Dataset excerpt:
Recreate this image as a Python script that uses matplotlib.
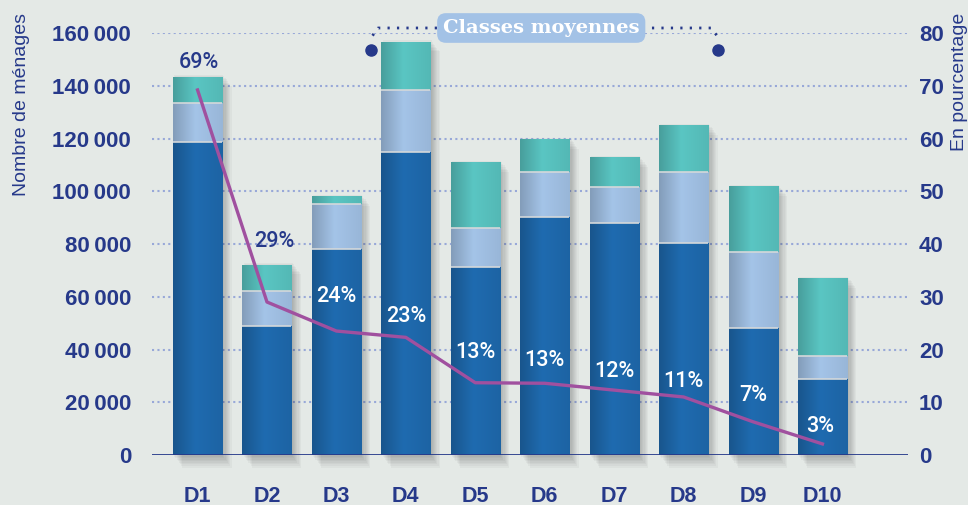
import matplotlib.pyplot as plt
import numpy as np
from matplotlib.colors import to_rgb

# Nombre de ménages par décile (trois segments empilés) et part en %
deciles = ["D1", "D2", "D3", "D4", "D5", "D6", "D7", "D8", "D9", "D10"]
menages_bas = [118700, 49000, 78000, 114700, 71400, 90400, 87800, 80500, 48000, 28800]
menages_milieu = [14900, 13300, 17000, 23700, 14600, 16800, 13700, 26700, 28800, 8600]
menages_haut = [9700, 9700, 2800, 17900, 24700, 12200, 11100, 17500, 24800, 29300]
part = [69.2, 29.0, 23.5, 22.3, 13.7, 13.6, 12.3, 11.0, 6.3, 2.1]
part_labels = ["69%", "29%", "24%", "23%", "13%", "13%", "12%", "11%", "7%", "3%"]
groupe_label = "Classes moyennes"
groupe = ("D4", "D8")

BG = "#e4e9e6"
NAVY = "#26398a"
GRID = "#98a8d8"
DARK = "#1f6bb0"
LIGHT = "#a4c4e8"
TEAL = "#5ac6c3"
PURPLE = "#a0509f"
SANS = ["Liberation Sans", "DejaVu Sans"]

plt.rcParams["font.family"] = SANS


def gradient(color, n=64):
    """Horizontal shading, darker on the left edge of the bar."""
    t = np.linspace(0, 1, n)
    f = np.interp(t, [0, 0.45, 1], [0.80, 1.0, 0.93])
    rgb = np.array(to_rgb(color))
    return (rgb[None, :] * f[:, None])[None, :, :]


fig = plt.figure(figsize=(9.68, 5.05), dpi=100, facecolor=BG)
ax = fig.add_axes([152 / 968, 1 - 455 / 505, (908 - 152) / 968, (455 - 33) / 505])
ax.set_facecolor(BG)

x = np.arange(len(deciles))
w = 0.706

# gridlines
for yv in range(20000, 160001, 20000):
    ax.axhline(yv, color=GRID, lw=1.5, linestyle=(0, (1, 1.6)), zorder=0)

bas = np.array(menages_bas)
mid = bas + np.array(menages_milieu)
tot = mid + np.array(menages_haut)

# soft drop shadow on the right of and below each bar
for k in range(1, 9):
    ax.bar(x + 0.017 * k, tot + 1500, width=w, bottom=-600 * k,
           color="black", alpha=0.032, lw=0, zorder=1, clip_on=False)

for i in range(len(x)):
    segs = [(0, bas[i], DARK), (bas[i], mid[i], LIGHT), (mid[i], tot[i], TEAL)]
    for lo, hi, c in segs:
        ax.imshow(gradient(c), extent=(x[i] - w / 2, x[i] + w / 2, lo, hi),
                  aspect="auto", interpolation="bicubic", zorder=2)
    ax.hlines([bas[i], mid[i]], x[i] - w / 2, x[i] + w / 2,
              color="#d4d8da", lw=1.2, zorder=3)

ax.axhline(0, color=NAVY, lw=2, zorder=5)

ax.set_xlim(-0.656, 10.232)
ax.set_ylim(0, 160000)
for s in ax.spines.values():
    s.set_visible(False)
ax.set_xticks(x)
ax.set_xticklabels(deciles, fontsize=15.5, fontweight="bold", color=NAVY)
ax.set_yticks(range(0, 160001, 20000))
ax.set_yticklabels([f"{v:,}".replace(",", "\u2009") for v in range(0, 160001, 20000)],
                   fontsize=16, fontweight="bold", color=NAVY)
ax.tick_params(axis="x", length=0, pad=22)
ax.tick_params(axis="y", length=0, pad=15)

# percentage line on the right axis
ax2 = ax.twinx()
ax2.set_ylim(0, 80)
for s in ax2.spines.values():
    s.set_visible(False)
ax2.set_yticks(range(0, 81, 10))
ax2.set_yticklabels([str(v) for v in range(0, 81, 10)],
                    fontsize=16, fontweight="bold", color=NAVY)
ax2.tick_params(axis="y", length=0, pad=8)
ax2.plot(x, part, color=PURPLE, lw=2.4, zorder=6)

dx = [1, 7, 0, 0, 0, 0, 0, 0, 0, -2]
dy = [27, 61, 35, 21, 30, 23, 19, 15, 26, 17]
for i, lab in enumerate(part_labels):
    col = NAVY if i < 2 else "white"
    ax2.annotate(lab, (x[i], part[i]), xytext=(dx[i] * 0.72, dy[i] * 0.72),
                 textcoords="offset points", ha="center", va="center",
                 fontsize=15.5, fontweight="medium", family=["Roboto", "DejaVu Sans"],
                 color=col, zorder=7)

# bracket for the middle classes
lo = deciles.index(groupe[0]) - 0.5
hi = deciles.index(groupe[1]) + 0.5
ytop = 161900
ax.plot([lo + 0.02, lo + 0.1, hi - 0.1, hi - 0.02], [159000, ytop, ytop, 159000],
        color=NAVY, lw=2, linestyle=(0, (0.8, 2.6)), clip_on=False, zorder=8)
ax.plot([lo, hi], [153500, 153500], "o", ms=8, color=NAVY, clip_on=False, zorder=8)
ax.text((lo + hi) / 2 - 0.05, ytop, groupe_label, ha="center", va="center",
        fontsize=14, fontweight="bold", family="DejaVu Serif", color="white",
        clip_on=False, zorder=9,
        bbox=dict(boxstyle="round,pad=0.3,rounding_size=0.45", fc="#a3c2e6", ec="none"))

fig.text(22 / 968, 1 - 13 / 505, "Nombre de ménages", rotation=90, ha="center",
         va="top", fontsize=14, color=NAVY)
fig.text(960 / 968, 1 - 13 / 505, "En pourcentage", rotation=90, ha="center",
         va="top", fontsize=14, color=NAVY)

fig.savefig("out.png", dpi=100, facecolor=BG)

The exercise: Return each line exactly as written. Any picture gets left out.

Written solution:
Recreate this image as a Python script that uses matplotlib.
import matplotlib.pyplot as plt
import numpy as np
from matplotlib.colors import to_rgb

# Nombre de ménages par décile (trois segments empilés) et part en %
deciles = ["D1", "D2", "D3", "D4", "D5", "D6", "D7", "D8", "D9", "D10"]
menages_bas = [118700, 49000, 78000, 114700, 71400, 90400, 87800, 80500, 48000, 28800]
menages_milieu = [14900, 13300, 17000, 23700, 14600, 16800, 13700, 26700, 28800, 8600]
menages_haut = [9700, 9700, 2800, 17900, 24700, 12200, 11100, 17500, 24800, 29300]
part = [69.2, 29.0, 23.5, 22.3, 13.7, 13.6, 12.3, 11.0, 6.3, 2.1]
part_labels = ["69%", "29%", "24%", "23%", "13%", "13%", "12%", "11%", "7%", "3%"]
groupe_label = "Classes moyennes"
groupe = ("D4", "D8")

BG = "#e4e9e6"
NAVY = "#26398a"
GRID = "#98a8d8"
DARK = "#1f6bb0"
LIGHT = "#a4c4e8"
TEAL = "#5ac6c3"
PURPLE = "#a0509f"
SANS = ["Liberation Sans", "DejaVu Sans"]

plt.rcParams["font.family"] = SANS


def gradient(color, n=64):
    """Horizontal shading, darker on the left edge of the bar."""
    t = np.linspace(0, 1, n)
    f = np.interp(t, [0, 0.45, 1], [0.80, 1.0, 0.93])
    rgb = np.array(to_rgb(color))
    return (rgb[None, :] * f[:, None])[None, :, :]


fig = plt.figure(figsize=(9.68, 5.05), dpi=100, facecolor=BG)
ax = fig.add_axes([152 / 968, 1 - 455 / 505, (908 - 152) / 968, (455 - 33) / 505])
ax.set_facecolor(BG)

x = np.arange(len(deciles))
w = 0.706

# gridlines
for yv in range(20000, 160001, 20000):
    ax.axhline(yv, color=GRID, lw=1.5, linestyle=(0, (1, 1.6)), zorder=0)

bas = np.array(menages_bas)
mid = bas + np.array(menages_milieu)
tot = mid + np.array(menages_haut)

# soft drop shadow on the right of and below each bar
for k in range(1, 9):
    ax.bar(x + 0.017 * k, tot + 1500, width=w, bottom=-600 * k,
           color="black", alpha=0.032, lw=0, zorder=1, clip_on=False)

for i in range(len(x)):
    segs = [(0, bas[i], DARK), (bas[i], mid[i], LIGHT), (mid[i], tot[i], TEAL)]
    for lo, hi, c in segs:
        ax.imshow(gradient(c), extent=(x[i] - w / 2, x[i] + w / 2, lo, hi),
                  aspect="auto", interpolation="bicubic", zorder=2)
    ax.hlines([bas[i], mid[i]], x[i] - w / 2, x[i] + w / 2,
              color="#d4d8da", lw=1.2, zorder=3)

ax.axhline(0, color=NAVY, lw=2, zorder=5)

ax.set_xlim(-0.656, 10.232)
ax.set_ylim(0, 160000)
for s in ax.spines.values():
    s.set_visible(False)
ax.set_xticks(x)
ax.set_xticklabels(deciles, fontsize=15.5, fontweight="bold", color=NAVY)
ax.set_yticks(range(0, 160001, 20000))
ax.set_yticklabels([f"{v:,}".replace(",", "\u2009") for v in range(0, 160001, 20000)],
                   fontsize=16, fontweight="bold", color=NAVY)
ax.tick_params(axis="x", length=0, pad=22)
ax.tick_params(axis="y", length=0, pad=15)

# percentage line on the right axis
ax2 = ax.twinx()
ax2.set_ylim(0, 80)
for s in ax2.spines.values():
    s.set_visible(False)
ax2.set_yticks(range(0, 81, 10))
ax2.set_yticklabels([str(v) for v in range(0, 81, 10)],
                    fontsize=16, fontweight="bold", color=NAVY)
ax2.tick_params(axis="y", length=0, pad=8)
ax2.plot(x, part, color=PURPLE, lw=2.4, zorder=6)

dx = [1, 7, 0, 0, 0, 0, 0, 0, 0, -2]
dy = [27, 61, 35, 21, 30, 23, 19, 15, 26, 17]
for i, lab in enumerate(part_labels):
    col = NAVY if i < 2 else "white"
    ax2.annotate(lab, (x[i], part[i]), xytext=(dx[i] * 0.72, dy[i] * 0.72),
                 textcoords="offset points", ha="center", va="center",
                 fontsize=15.5, fontweight="medium", family=["Roboto", "DejaVu Sans"],
                 color=col, zorder=7)

# bracket for the middle classes
lo = deciles.index(groupe[0]) - 0.5
hi = deciles.index(groupe[1]) + 0.5
ytop = 161900
ax.plot([lo + 0.02, lo + 0.1, hi - 0.1, hi - 0.02], [159000, ytop, ytop, 159000],
        color=NAVY, lw=2, linestyle=(0, (0.8, 2.6)), clip_on=False, zorder=8)
ax.plot([lo, hi], [153500, 153500], "o", ms=8, color=NAVY, clip_on=False, zorder=8)
ax.text((lo + hi) / 2 - 0.05, ytop, groupe_label, ha="center", va="center",
        fontsize=14, fontweight="bold", family="DejaVu Serif", color="white",
        clip_on=False, zorder=9,
        bbox=dict(boxstyle="round,pad=0.3,rounding_size=0.45", fc="#a3c2e6", ec="none"))

fig.text(22 / 968, 1 - 13 / 505, "Nombre de ménages", rotation=90, ha="center",
         va="top", fontsize=14, color=NAVY)
fig.text(960 / 968, 1 - 13 / 505, "En pourcentage", rotation=90, ha="center",
         va="top", fontsize=14, color=NAVY)

fig.savefig("out.png", dpi=100, facecolor=BG)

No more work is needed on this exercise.